Nicht nur erwachsene Menschen waren in die Pogromgewalt eingebunden, sondern auch Kinder wurden Zeugen und zum Teil auch Mittäter. Für Sachsen sind so allein zahlreiche Fälle belegt, in denen Schulkinder von ihren Lehrern zu den Orten des Pogroms geführt wurden, um die Auswirkungen des propagierten ‚spontanen Volkszorns‘ gegen die Juden zu sehen – so etwa in Dresden, Großröhrsdorf und Leipzig. In anderen Orten, wie etwa in Bautzen, erhielten Schulkinder schulfrei, damit sie sich selbst ein Bild machen konnten.
Kinder als Täter
Bereits in seiner Arbeit zu den Novemberpogromen in Westdeutschland und Berlin hat Dieter Obst auf die Rolle von Kindern als Täter hingewiesen, die sich mit antisemitischen Spruchchören bis hin zu direkten Zerstörungsmaßnahmen beteiligten.
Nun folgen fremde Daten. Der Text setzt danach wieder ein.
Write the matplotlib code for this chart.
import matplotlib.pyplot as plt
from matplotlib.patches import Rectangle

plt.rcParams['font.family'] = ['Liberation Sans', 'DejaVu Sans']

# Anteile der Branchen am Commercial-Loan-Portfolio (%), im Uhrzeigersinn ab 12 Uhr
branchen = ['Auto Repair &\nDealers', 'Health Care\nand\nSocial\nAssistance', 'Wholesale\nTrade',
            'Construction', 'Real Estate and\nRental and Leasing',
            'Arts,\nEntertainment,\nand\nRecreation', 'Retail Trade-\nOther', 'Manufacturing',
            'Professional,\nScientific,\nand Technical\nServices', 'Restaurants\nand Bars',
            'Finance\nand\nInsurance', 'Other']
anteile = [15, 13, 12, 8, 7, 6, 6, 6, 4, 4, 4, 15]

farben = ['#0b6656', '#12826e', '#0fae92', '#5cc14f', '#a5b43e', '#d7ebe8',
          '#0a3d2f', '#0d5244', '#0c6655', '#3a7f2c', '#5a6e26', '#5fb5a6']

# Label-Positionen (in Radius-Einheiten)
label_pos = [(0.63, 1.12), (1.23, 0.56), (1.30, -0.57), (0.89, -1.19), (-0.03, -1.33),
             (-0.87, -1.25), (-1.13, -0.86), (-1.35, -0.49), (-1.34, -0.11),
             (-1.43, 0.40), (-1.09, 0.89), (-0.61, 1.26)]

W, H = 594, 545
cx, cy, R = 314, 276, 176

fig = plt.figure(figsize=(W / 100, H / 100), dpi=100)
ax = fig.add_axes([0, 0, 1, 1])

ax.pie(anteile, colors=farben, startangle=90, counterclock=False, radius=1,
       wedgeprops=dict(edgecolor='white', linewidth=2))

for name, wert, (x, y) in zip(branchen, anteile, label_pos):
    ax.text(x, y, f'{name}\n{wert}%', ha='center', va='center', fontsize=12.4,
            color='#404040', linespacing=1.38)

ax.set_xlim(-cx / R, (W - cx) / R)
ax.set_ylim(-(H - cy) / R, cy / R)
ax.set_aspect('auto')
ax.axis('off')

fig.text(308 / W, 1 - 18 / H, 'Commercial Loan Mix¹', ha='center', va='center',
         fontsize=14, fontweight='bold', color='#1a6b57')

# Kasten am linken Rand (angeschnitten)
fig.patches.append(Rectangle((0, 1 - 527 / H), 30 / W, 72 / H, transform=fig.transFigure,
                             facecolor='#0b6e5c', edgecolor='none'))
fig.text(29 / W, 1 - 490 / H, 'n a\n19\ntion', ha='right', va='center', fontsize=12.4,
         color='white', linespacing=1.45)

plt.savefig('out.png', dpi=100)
Obst wies daraufhin, dass Lehrer oder Führer der NSDAP und ihrer Gliederungen hier durch ihre Autorität die jungen Menschen in die Gewaltaktionen einbanden und instrumentalisierten (vgl. Obst, Dieter: „Reichskristallnacht“. Ursachen und Verlauf des antisemitischen Pogroms vom November 1938, Frankfurt am Main 1991, S. 263-270).
In Sachsen waren es vor allem Angehörige der Hitlerjugend (HJ), die verschiedentlich bei den Pogromen als (Mit-)Täter in Erscheinung traten.
Musikzug der Hitlerjugend
In Dresden fand am Abend des 9. November 1938 eine antisemitische Kundgebung statt, auf der der NSDAP-Kreisleiter Hellmuth Walter und der ehemalige Gauleiter von Halle-Merseburg Paul Hinkler die versammelten Mitglieder der NSDAP und ihrer Gliederungen mit antisemitischen Reden aufhetzten. Anschließend kam es zu einem ‚Protestzug‘ durch die Stadt, bei der die Gewalt gegen ‚jüdische‘ Geschäfte wohl bereits einsetzte. Laut Bericht der ‚Dresdner Neueste Nachrichten‘ vom 10. November 1938 führte den Marsch der Musikzug des HJ-Bannes 100 an. Inwieweit sich Mitglieder des Banns auch an den Ausschreitungen in Dresden beteiligten, ist bislang nicht bekannt.